*** Exercise data ***

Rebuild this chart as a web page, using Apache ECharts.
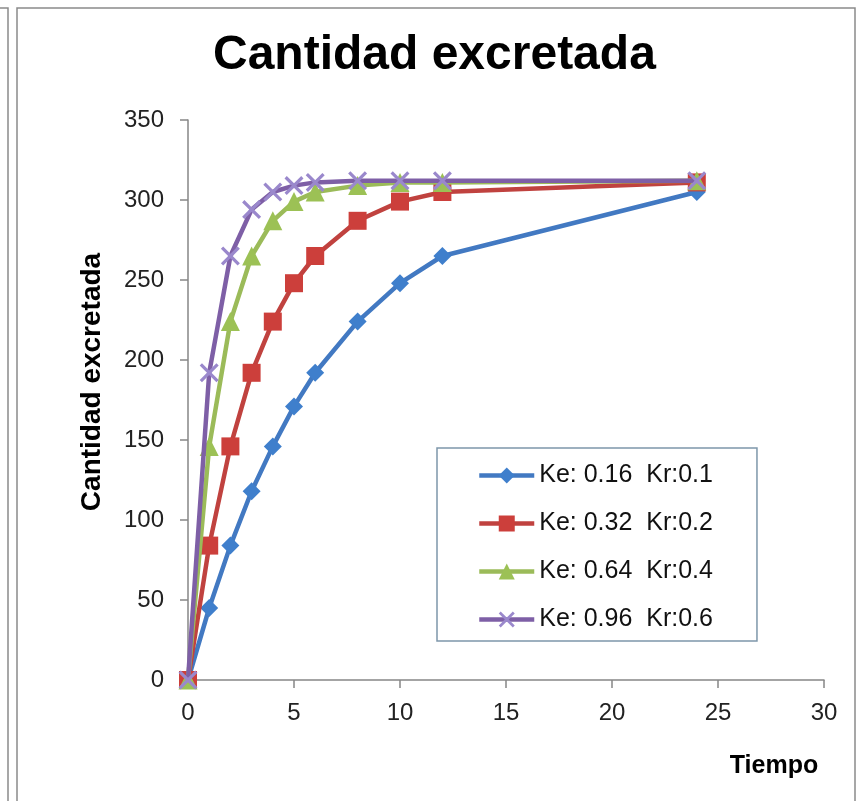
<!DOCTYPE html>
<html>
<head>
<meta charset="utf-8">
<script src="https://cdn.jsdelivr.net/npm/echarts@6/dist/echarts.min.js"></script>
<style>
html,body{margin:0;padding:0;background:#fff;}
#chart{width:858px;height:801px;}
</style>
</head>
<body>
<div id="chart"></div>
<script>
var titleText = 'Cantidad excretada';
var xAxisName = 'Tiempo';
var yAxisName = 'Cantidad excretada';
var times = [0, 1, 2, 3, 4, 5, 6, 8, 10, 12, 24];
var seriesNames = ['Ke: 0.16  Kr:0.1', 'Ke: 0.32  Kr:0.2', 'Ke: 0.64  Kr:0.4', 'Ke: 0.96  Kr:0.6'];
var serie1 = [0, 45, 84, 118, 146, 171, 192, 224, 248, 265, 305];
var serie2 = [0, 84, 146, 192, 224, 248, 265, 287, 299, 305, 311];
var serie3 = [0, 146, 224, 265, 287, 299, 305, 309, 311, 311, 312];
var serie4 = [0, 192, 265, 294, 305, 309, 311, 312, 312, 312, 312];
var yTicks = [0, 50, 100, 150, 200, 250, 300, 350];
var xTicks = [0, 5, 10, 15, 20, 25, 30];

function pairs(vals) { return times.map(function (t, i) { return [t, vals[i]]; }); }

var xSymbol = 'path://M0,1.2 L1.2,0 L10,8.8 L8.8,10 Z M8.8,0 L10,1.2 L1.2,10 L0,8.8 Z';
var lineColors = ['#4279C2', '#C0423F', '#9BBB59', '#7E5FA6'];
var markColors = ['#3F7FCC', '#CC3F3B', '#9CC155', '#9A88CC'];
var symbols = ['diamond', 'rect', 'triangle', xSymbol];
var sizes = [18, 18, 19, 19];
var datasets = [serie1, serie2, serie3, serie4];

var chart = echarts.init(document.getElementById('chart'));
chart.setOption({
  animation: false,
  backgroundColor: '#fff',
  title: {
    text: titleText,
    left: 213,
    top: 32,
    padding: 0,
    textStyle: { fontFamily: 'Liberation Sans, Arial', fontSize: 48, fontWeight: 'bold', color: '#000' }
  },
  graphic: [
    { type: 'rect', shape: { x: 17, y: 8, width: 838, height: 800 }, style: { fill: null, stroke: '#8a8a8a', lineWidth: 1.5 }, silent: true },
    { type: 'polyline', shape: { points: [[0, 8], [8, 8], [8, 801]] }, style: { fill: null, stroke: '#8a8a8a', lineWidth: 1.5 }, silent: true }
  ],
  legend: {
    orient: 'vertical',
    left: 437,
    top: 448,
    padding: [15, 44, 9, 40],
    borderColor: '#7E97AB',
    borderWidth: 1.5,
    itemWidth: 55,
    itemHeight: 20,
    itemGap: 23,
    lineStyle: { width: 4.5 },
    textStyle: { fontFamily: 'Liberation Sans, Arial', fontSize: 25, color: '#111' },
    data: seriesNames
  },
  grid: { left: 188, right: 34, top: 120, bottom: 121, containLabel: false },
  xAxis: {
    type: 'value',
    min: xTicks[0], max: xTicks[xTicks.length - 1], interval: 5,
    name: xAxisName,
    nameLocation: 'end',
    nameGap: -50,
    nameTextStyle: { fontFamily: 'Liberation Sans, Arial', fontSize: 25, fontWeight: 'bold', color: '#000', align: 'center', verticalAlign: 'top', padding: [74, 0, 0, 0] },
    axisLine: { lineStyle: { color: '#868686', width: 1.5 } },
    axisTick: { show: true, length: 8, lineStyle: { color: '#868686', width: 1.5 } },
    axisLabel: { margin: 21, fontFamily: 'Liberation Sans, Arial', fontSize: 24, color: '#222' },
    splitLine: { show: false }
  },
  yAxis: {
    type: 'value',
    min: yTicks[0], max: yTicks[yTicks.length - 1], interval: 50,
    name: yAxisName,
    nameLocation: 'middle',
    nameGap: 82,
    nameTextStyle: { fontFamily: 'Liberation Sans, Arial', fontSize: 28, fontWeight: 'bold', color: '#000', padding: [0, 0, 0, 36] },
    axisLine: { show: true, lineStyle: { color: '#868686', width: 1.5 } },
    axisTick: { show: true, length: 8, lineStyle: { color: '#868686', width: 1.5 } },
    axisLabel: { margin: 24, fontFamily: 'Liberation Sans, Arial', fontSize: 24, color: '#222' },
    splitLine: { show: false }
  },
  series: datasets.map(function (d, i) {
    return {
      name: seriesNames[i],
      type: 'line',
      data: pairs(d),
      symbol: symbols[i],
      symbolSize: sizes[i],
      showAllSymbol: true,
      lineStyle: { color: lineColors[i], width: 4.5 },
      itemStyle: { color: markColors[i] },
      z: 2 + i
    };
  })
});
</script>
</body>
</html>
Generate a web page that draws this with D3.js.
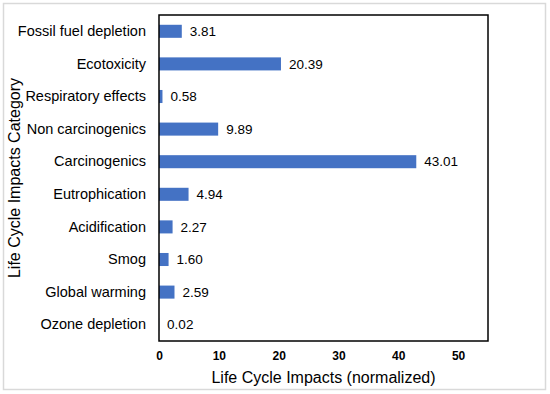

***

▶ _Work to be completed_:
Repeat the entries exactly. Pictures are excluded from the copy.

▶ _Solution_:
Rebuild this chart as a web page, using Apache ECharts.
<!DOCTYPE html>
<html>
<head>
<meta charset="utf-8">
<script src="https://cdn.jsdelivr.net/npm/echarts@6/dist/echarts.min.js"></script>
<style>
html,body{margin:0;padding:0;background:#fff;}
#chart{width:858px;height:801px;}
</style>
</head>
<body>
<div id="chart"></div>
<script>
var titleText = 'Cantidad excretada';
var xAxisName = 'Tiempo';
var yAxisName = 'Cantidad excretada';
var times = [0, 1, 2, 3, 4, 5, 6, 8, 10, 12, 24];
var seriesNames = ['Ke: 0.16  Kr:0.1', 'Ke: 0.32  Kr:0.2', 'Ke: 0.64  Kr:0.4', 'Ke: 0.96  Kr:0.6'];
var serie1 = [0, 45, 84, 118, 146, 171, 192, 224, 248, 265, 305];
var serie2 = [0, 84, 146, 192, 224, 248, 265, 287, 299, 305, 311];
var serie3 = [0, 146, 224, 265, 287, 299, 305, 309, 311, 311, 312];
var serie4 = [0, 192, 265, 294, 305, 309, 311, 312, 312, 312, 312];
var yTicks = [0, 50, 100, 150, 200, 250, 300, 350];
var xTicks = [0, 5, 10, 15, 20, 25, 30];

function pairs(vals) { return times.map(function (t, i) { return [t, vals[i]]; }); }

var xSymbol = 'path://M0,1.2 L1.2,0 L10,8.8 L8.8,10 Z M8.8,0 L10,1.2 L1.2,10 L0,8.8 Z';
var lineColors = ['#4279C2', '#C0423F', '#9BBB59', '#7E5FA6'];
var markColors = ['#3F7FCC', '#CC3F3B', '#9CC155', '#9A88CC'];
var symbols = ['diamond', 'rect', 'triangle', xSymbol];
var sizes = [18, 18, 19, 19];
var datasets = [serie1, serie2, serie3, serie4];

var chart = echarts.init(document.getElementById('chart'));
chart.setOption({
  animation: false,
  backgroundColor: '#fff',
  title: {
    text: titleText,
    left: 213,
    top: 32,
    padding: 0,
    textStyle: { fontFamily: 'Liberation Sans, Arial', fontSize: 48, fontWeight: 'bold', color: '#000' }
  },
  graphic: [
    { type: 'rect', shape: { x: 17, y: 8, width: 838, height: 800 }, style: { fill: null, stroke: '#8a8a8a', lineWidth: 1.5 }, silent: true },
    { type: 'polyline', shape: { points: [[0, 8], [8, 8], [8, 801]] }, style: { fill: null, stroke: '#8a8a8a', lineWidth: 1.5 }, silent: true }
  ],
  legend: {
    orient: 'vertical',
    left: 437,
    top: 448,
    padding: [15, 44, 9, 40],
    borderColor: '#7E97AB',
    borderWidth: 1.5,
    itemWidth: 55,
    itemHeight: 20,
    itemGap: 23,
    lineStyle: { width: 4.5 },
    textStyle: { fontFamily: 'Liberation Sans, Arial', fontSize: 25, color: '#111' },
    data: seriesNames
  },
  grid: { left: 188, right: 34, top: 120, bottom: 121, containLabel: false },
  xAxis: {
    type: 'value',
    min: xTicks[0], max: xTicks[xTicks.length - 1], interval: 5,
    name: xAxisName,
    nameLocation: 'end',
    nameGap: -50,
    nameTextStyle: { fontFamily: 'Liberation Sans, Arial', fontSize: 25, fontWeight: 'bold', color: '#000', align: 'center', verticalAlign: 'top', padding: [74, 0, 0, 0] },
    axisLine: { lineStyle: { color: '#868686', width: 1.5 } },
    axisTick: { show: true, length: 8, lineStyle: { color: '#868686', width: 1.5 } },
    axisLabel: { margin: 21, fontFamily: 'Liberation Sans, Arial', fontSize: 24, color: '#222' },
    splitLine: { show: false }
  },
  yAxis: {
    type: 'value',
    min: yTicks[0], max: yTicks[yTicks.length - 1], interval: 50,
    name: yAxisName,
    nameLocation: 'middle',
    nameGap: 82,
    nameTextStyle: { fontFamily: 'Liberation Sans, Arial', fontSize: 28, fontWeight: 'bold', color: '#000', padding: [0, 0, 0, 36] },
    axisLine: { show: true, lineStyle: { color: '#868686', width: 1.5 } },
    axisTick: { show: true, length: 8, lineStyle: { color: '#868686', width: 1.5 } },
    axisLabel: { margin: 24, fontFamily: 'Liberation Sans, Arial', fontSize: 24, color: '#222' },
    splitLine: { show: false }
  },
  series: datasets.map(function (d, i) {
    return {
      name: seriesNames[i],
      type: 'line',
      data: pairs(d),
      symbol: symbols[i],
      symbolSize: sizes[i],
      showAllSymbol: true,
      lineStyle: { color: lineColors[i], width: 4.5 },
      itemStyle: { color: markColors[i] },
      z: 2 + i
    };
  })
});
</script>
</body>
</html>
Generate a web page that draws this with D3.js.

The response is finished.